Birmingham 2022 chief executive Ian Reid has rejected the idea of pushing the Commonwealth Games back to 2023 after the Athletes' Village was scrapped.
The £500 million ($653 million/€556 million) Village, which was being constructed on the former Birmingham City University site in Perry Barr, was abandoned after a review into the impact of the coronavirus pandemic found it could not be delivered on time.
In a virtual press briefing held today after the announcement, Reid revealed delaying the Games had been discussed but it was not considered to be a feasible option.
"The Organising Committee Board, alongside partners, had extensive discussions around that option," he said.
"There are a number of challenges to doing that – the most important one I think is around the sporting calendar.
"Obviously one of the things we want to ensure with this event is that we attract the Commonwealth's best athletes to Birmingham and the West Midlands.
"We believe for a number of sports that would be a challenge based on existing World Championships and other major events that are scheduled to take place in 2023.
"Clearly, the sporting calendar has moved significantly, and that 2023 calendar is busier than ever.
"Therefore, we thought we would be compromised in terms of athlete attendance and the standard of competition, which was not something we were willing to do."
Delaying Birmingham 2022 by a year would result in a clash with the 2023 World Athletics Championships, for example, with competition scheduled to take place from August 19 to 27 in Budapest.
The Athletes' Village was set to provide accommodation for 6,500 athletes and team officials.

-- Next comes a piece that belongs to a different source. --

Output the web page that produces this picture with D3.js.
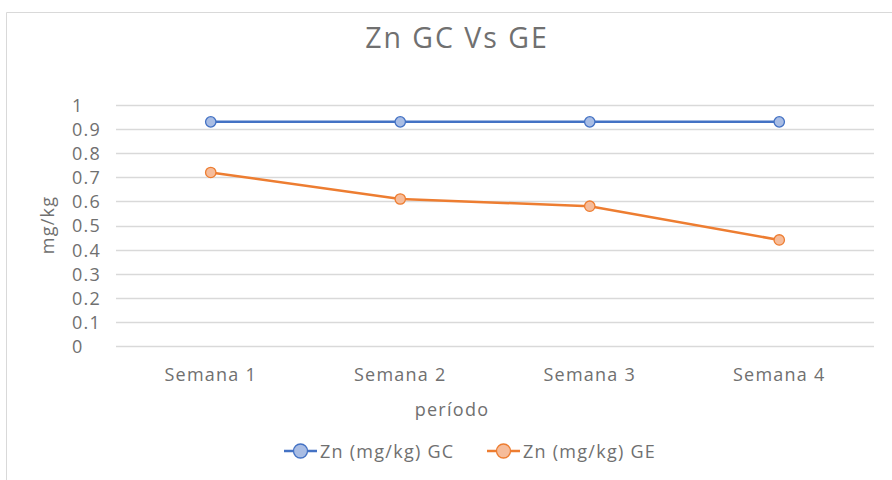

Instead, 1,600 athletes and officials are set to be housed at the NEC Hotel Campus, with 1,900 at The University of Warwick.
Around 2,800 athletes and officials will also be located at the principal village at The University of Birmingham.

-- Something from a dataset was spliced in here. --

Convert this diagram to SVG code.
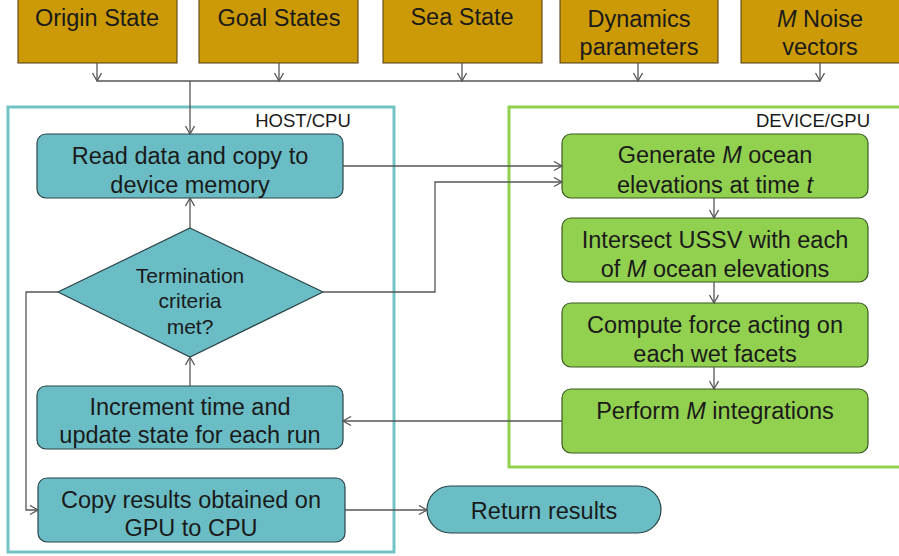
<svg xmlns="http://www.w3.org/2000/svg" width="899" height="556" viewBox="0 0 899 556">
<style>
text{font-family:"Liberation Sans",Arial,sans-serif;fill:#1a1a1a;text-anchor:middle;font-size:23.5px}
.in{fill:#CC9A06;stroke:#4a3a10;stroke-width:1}
.tl{fill:#6BBDC5;stroke:#2a4448;stroke-width:1.2}
.gr{fill:#92D050;stroke:#3a5a20;stroke-width:1.2}
.c{fill:none;stroke:#555;stroke-width:1.3}
.lbl{font-size:18.5px}
.dia{font-size:21px}
</style>
<defs>
<marker id="a" markerUnits="userSpaceOnUse" markerWidth="12" markerHeight="12" refX="9" refY="5" orient="auto">
<path d="M1,0.5 L9,5 L1,9.5" fill="none" stroke="#555" stroke-width="1.3"/>
</marker>
</defs>
<rect x="8" y="107" width="386" height="445" fill="none" stroke="#72C4C4" stroke-width="3"/>
<rect x="509" y="107" width="400" height="360" fill="none" stroke="#92D050" stroke-width="3"/>
<text class="lbl" x="303" y="127">HOST/CPU</text>
<text class="lbl" x="870" y="127" style="text-anchor:end">DEVICE/GPU</text>
<g id="origin"><rect class="in" x="18" y="-5" width="159" height="68"/><text x="97" y="26">Origin State</text></g>
<g id="goal"><rect class="in" x="199" y="-5" width="159" height="68"/><text x="279" y="26">Goal States</text></g>
<g id="sea"><rect class="in" x="383" y="-5" width="159" height="68"/><text x="462" y="25">Sea State</text></g>
<g id="dyn"><rect class="in" x="560" y="-5" width="158" height="68"/><text x="639" y="27">Dynamics</text><text x="639" y="55">parameters</text></g>
<g id="noise"><rect class="in" x="741" y="-5" width="165" height="68"/><text x="820" y="27"><tspan font-style="italic">M</tspan> Noise</text><text x="820" y="55">vectors</text></g>
<g id="read"><rect class="tl" x="37" y="134" width="306" height="64" rx="9"/><text x="190" y="164">Read data and copy to</text><text x="190" y="193">device memory</text></g>
<g id="term"><polygon class="tl" points="190,228 323,292 190,357 58,292"/><text class="dia" x="190" y="283">Termination</text><text class="dia" x="190" y="308">criteria</text><text class="dia" x="190" y="334">met?</text></g>
<g id="incr"><rect class="tl" x="37" y="386" width="306" height="63" rx="9"/><text x="190" y="415">Increment time and</text><text x="190" y="443">update state for each run</text></g>
<g id="copy"><rect class="tl" x="38" y="478" width="307" height="64" rx="9"/><text x="191" y="508">Copy results obtained on</text><text x="191" y="536">GPU to CPU</text></g>
<g id="ret"><rect class="tl" x="427" y="486" width="234" height="47" rx="23.5"/><text x="544" y="519">Return results</text></g>
<g id="gen"><rect class="gr" x="562" y="134" width="306" height="64" rx="9"/><text x="715" y="163">Generate <tspan font-style="italic">M</tspan> ocean</text><text x="715" y="193">elevations at time <tspan font-style="italic">t</tspan></text></g>
<g id="inter"><rect class="gr" x="562" y="218" width="306" height="64" rx="9"/><text x="715" y="248">Intersect USSV with each</text><text x="715" y="277">of <tspan font-style="italic">M</tspan> ocean elevations</text></g>
<g id="comp"><rect class="gr" x="562" y="303" width="306" height="64" rx="9"/><text x="715" y="333">Compute force acting on</text><text x="715" y="362">each wet facets</text></g>
<g id="perf"><rect class="gr" x="562" y="389" width="306" height="64" rx="9"/><text x="715" y="419">Perform <tspan font-style="italic">M</tspan> integrations</text></g>
<g id="connectors">
<line class="c" x1="97" y1="81" x2="820" y2="81"/>
<line class="c" x1="97" y1="63" x2="97" y2="81" marker-end="url(#a)"/>
<line class="c" x1="279" y1="63" x2="279" y2="81" marker-end="url(#a)"/>
<line class="c" x1="462" y1="63" x2="462" y2="81" marker-end="url(#a)"/>
<line class="c" x1="638" y1="63" x2="638" y2="81" marker-end="url(#a)"/>
<line class="c" x1="820" y1="63" x2="820" y2="81" marker-end="url(#a)"/>
<line class="c" x1="190" y1="81" x2="190" y2="134" marker-end="url(#a)"/>
<line class="c" x1="190" y1="228" x2="190" y2="198" marker-end="url(#a)"/>
<line class="c" x1="190" y1="386" x2="190" y2="357" marker-end="url(#a)"/>
<polyline class="c" points="58,292 26,292 26,510 38,510" marker-end="url(#a)"/>
<line class="c" x1="343" y1="166" x2="562" y2="166" marker-end="url(#a)"/>
<polyline class="c" points="323,292 435,292 435,182 562,182" marker-end="url(#a)"/>
<line class="c" x1="714" y1="198" x2="714" y2="218" marker-end="url(#a)"/>
<line class="c" x1="714" y1="282" x2="714" y2="303" marker-end="url(#a)"/>
<line class="c" x1="714" y1="367" x2="714" y2="389" marker-end="url(#a)"/>
<line class="c" x1="562" y1="421" x2="343" y2="421" marker-end="url(#a)"/>
<line class="c" x1="345" y1="510" x2="427" y2="510" marker-end="url(#a)"/>
</g>
</svg>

Reid claimed the use of the NEC Hotel Campus would not limit bed capacity for tourists and spectators, while the Organising Committee would ensure all accommodation would also be equipped for Para-athletes.
"The universities have some existing accommodation that is suitable for Para-athletes, and we will supplement that when necessary," Reid said.
"It is one of our priorities to ensure that all the teams can have suitable accommodation for their Para-athletes."
The decision to move away from a single site follows an assessment by the project delivery team, which worked with the construction supply chain, as well as independent experts, on how it could reduce the risk to the Games.
With a shorter than normal timeframe until the 2022 Games open in Birmingham, the Athletes' Village had very little scope to withstand the delay the pandemic has had on construction.
The Perry Barr regeneration scheme, with new housing and transport infrastructure, will still be delivered.
There had been signs of trouble regarding the Athletes' Village after reports said the cost of construction had risen by £91.8 million ($113 million/€102 million).
Birmingham City Council's Audit Committee also gave the Village project a red-risk rating at the start of this month.
Birmingham 2022 has also faced criticism regarding diversity.
Only one out of 20 members of the Board of Directors and Executive Management for the 2022 Commonwealth Games was not white, despite Birmingham being one of the most ethnically diverse cities in the United Kingdom.
In response, CGF President Dame Louise Martin resigned from her role on the Board and nominated Sandra Osborne as her replacement.
An advert looking for a new Board member has since been published in an attempt to further increase the diversity of the body.